VII

Our twentieth century admits that the latter years of the nineteenth century were spacious years in our sculpture, and that there are as yet no leaders who overtop these three. With these will always be associated, in the minds of those who know things as they are, that distinguished artist Olin Warner, whose death cut short a career splendidly ready for its zenith. For some unknown reason, his work has missed something of its due praise among us; time will perhaps readjust this. The delightful caryatids of his fountain at Portland, Oregon, are indeed greatly prized; his portrait statues are truly sculptural in their ensemble, and fine in their characterization; and with the passing of years, his spirited yet beautifully classic portrait busts of Alden Weir, of Cottier, and of Maud Morgan gain rather than lose in the esteem of the student.

A much later leader, also lost before winning the heights to which he aspired, was Karl Bitter, that sensitive, swift-minded, deft-handed sculptor whose ardent intellectual curiosity kept him still the seeker for newer and more vital ways of sculptural expression.
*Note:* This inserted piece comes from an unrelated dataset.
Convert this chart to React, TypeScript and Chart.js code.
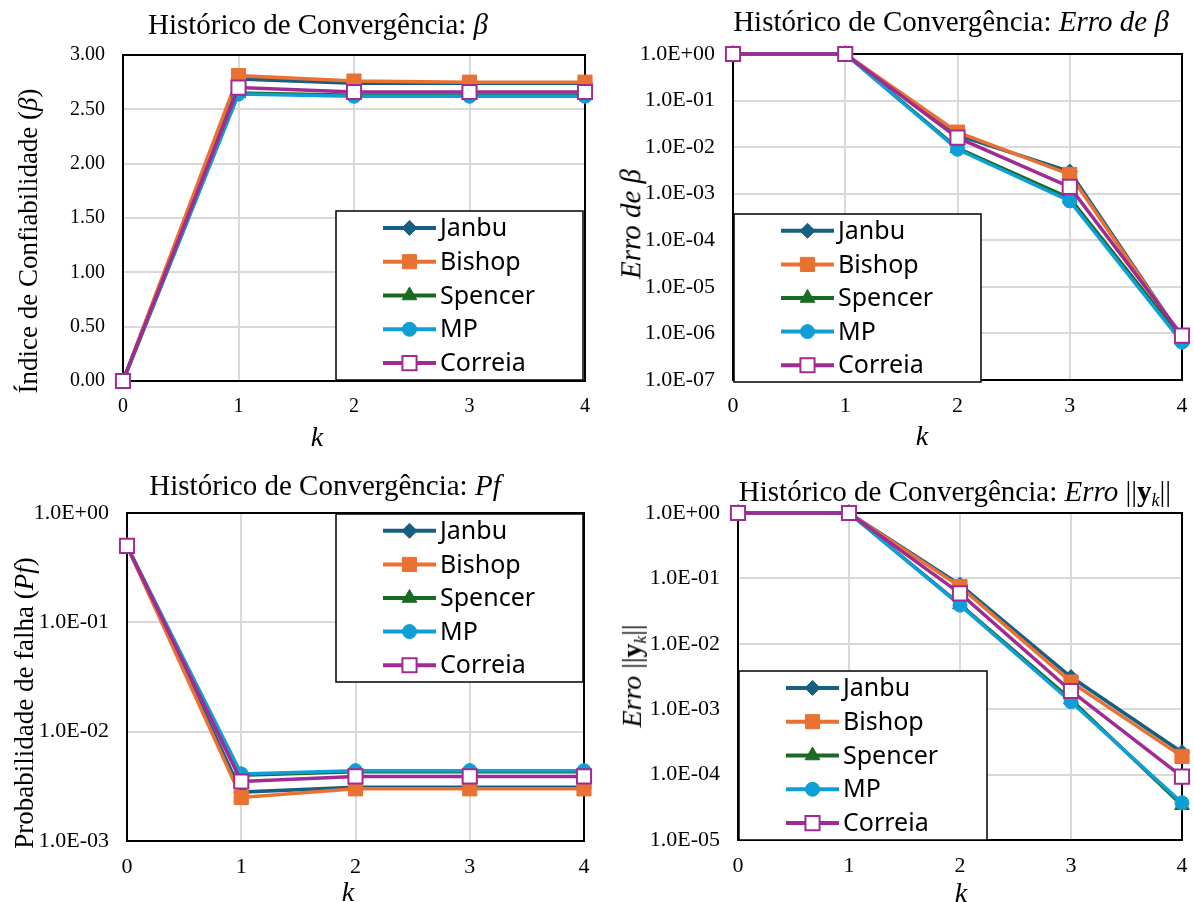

His tragic death was not unlike Warner’s; Warner was thrown from his bicycle in Central Park, Bitter was struck down by an automobile in front of the Opera House. Both men were of those êtres d’ élite that Art needs as her interpreters. But what a contrast in their lives, their characters, their sculptural interpretations! Warner was of the highest type of New Englander of Puritan descent, a courageous worshipper of beauty, and at his best in revealing beauty in classic guise; he has been called the Pilgrim homesick for Hellas; Bitter was of the highest type of the foreign-born, a Viennese eagerly assuming the duties of American citizenship. A gallant figure, already before his coming among us he was imbued with various Old World ideals in art, many of which he afterward rejected as flamboyant, frivolous. No sculptor of our time has made a swifter and steadier advance in sculptural power throughout a busy and varied career. Warner and Bitter; the deep-minded and the quick-minded; the spirit of American sculpture needed both these men, and felt their loss.